L’enseignement à la New York University est très old media
Tout devrait donc aller pour le mieux dans le meilleur des mondes, or ça coince. Comme elle le raconte dans un billet corrosif, la NYU —et donc son enseignement— est resté très « old media » :
• il est préférable de faire son stage dans un magazine ou un quotidien (papier,bien sûr) ;
• il faut venir en classe avec le New York Times (chez nous, ce serait Le Monde); or, proteste-t-elle « pourquoi ne nous laisse-t-on pas avoir accès à la version online, avoir nos informations sur d’autres journaux, voire utiliser nos NYT app sur notre iPhone ? »

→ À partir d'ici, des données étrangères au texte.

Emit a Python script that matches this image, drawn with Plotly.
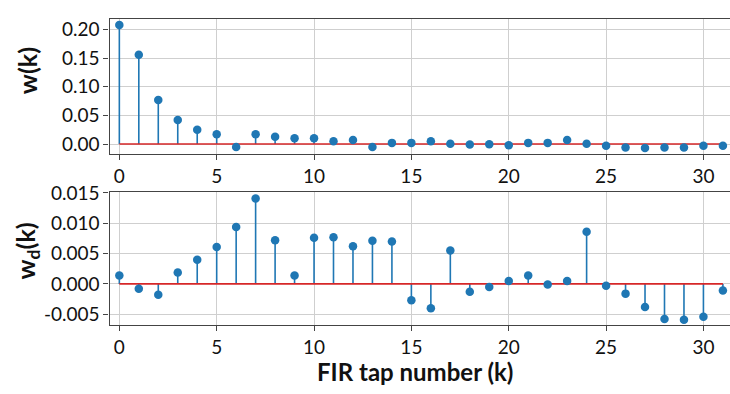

• il faut apprendre à écrire pour un quotidien ou un magazine, car « écrire pour un blog ou un site, ce n’est pas du journalisme »;
• Devenir editor (secrétaire de rédaction/éditeur) dans un magazine ou un quotidien « est le seul emploi intéressant ».
Pour ajouter à son désarroi, elle constate lors du traditionnel tour de table de début de formation qu’elle est la seule — sur 16 étudiants — à tenir un blog. Or, dit-elle, « avoir un blog c’est comme avoir une voiture ».
Un fossé générationnel et une approche différente du journalisme
L’incompréhension continue avec son enseignante, lorsque celle-ci lui explique que l’un des traits de sa génération est anti-sociale, parce que les jeunes ne se parlent pas directement « en face en face » et qu’ils passent trop de temps online. Une vision que réfute totalement Alana : « Pour notre génération il est plus facile [grâce aux réseaux sociaux de type Facebook et MySpace] de rester en contact, d’organiser une réunion [meetup], d’organiser une soirée, ou de demander un rendez-vous un quelqu’un » qu’à la génération précédente.
Le problème est donc double : d’une part, un fossé générationnel et d’autre part, un approche différente du journalisme, liée à son expérience personnelle. Par exemple, raconte-t-elle, « au semestre précédent, notre professeur a voulu innover en créant un blog de classe. Il a échoué car le professeur pensait que nous pourrions être auteurs et secrétaire de rédaction comme dans un magazine. Or, les blogs ne fonctionnent pas de cette façon et ne sont certainement pas écrit de cette manière ». (l’auteur de ce blog confirme!)
Les questions soulevées par Alana Taylor sont extrêmement importantes. Elles sont de deux ordres :
• qu’est-ce que le journalisme, ou plus exactement qu’est-ce que le journalisme de blog et de réseaux sociaux ? Pour l’instant, il est en pleine évolution, et les quelques points de repères « académiques » que l’on présente comme le Huffington Post aux États-Unis, ou Rue89 en France ont pour caractéristique d’avoir été conçus par des journalistes professionnels expérimentés. Ils ont intégré nombre d’outils des blogs et des réseaux sociaux, mais le processus de fabrication (choix, édition) revient toujours aux journalistes. Or, c’est ce que sous-tend le billet d’Alana Taylor, c’est qu’une autre forme de journalisme, à l’écriture plus libre, plus personnelle, détachée de la presse écrite, est en train de s’inventer.
• l’enseignement du journalisme. La question m’intéresse, forcément. Comment préparer à cette nouvelle forme de journalisme? Faut-il un enseignement distinct de l’enseignement « traditionnel » (je mets beaucoup de guillemets) et si oui lequel? Qu’est-ce que cela signifie « écrire sur un blog »?
« Vos posts n’ont pas un paragraphe complet »
Un commentaire posté sur le blog d’Alana (sans doute par un journaliste vieille école) lui fait la remarque acide suivante : « J’ai lu les posts sur votre blog. Nombre d’entre eux comprennent un photo, mais n’ont pas un paragraphe complet (…) C’est formidable que vous sachiez blogger, mais vous ne semblez pas créer un contenu très original, donc il me semble prématuré que vous disiez ce qui est bien ou mal à propos de l’enseignement du journalisme. »
Sans doute, mais cette critique de Brian, qui se veut saignante, me semble inappropriée, et pour le coup vraiment « vieille école », car elle ne donne d’importance qu’au texte et à lui seul. Or, Alana est très fière d’intégrer sur son blog des vidéos, des photos, mais elle a choisi d’écrire des textes très courts, bien qu’elle sache écrire long. Son post décrivant l’enseignement à la NYU en est la preuve.
Mais sur tout cela nous reviendrons, car nous sommes au cœur de l’objet de ce blog.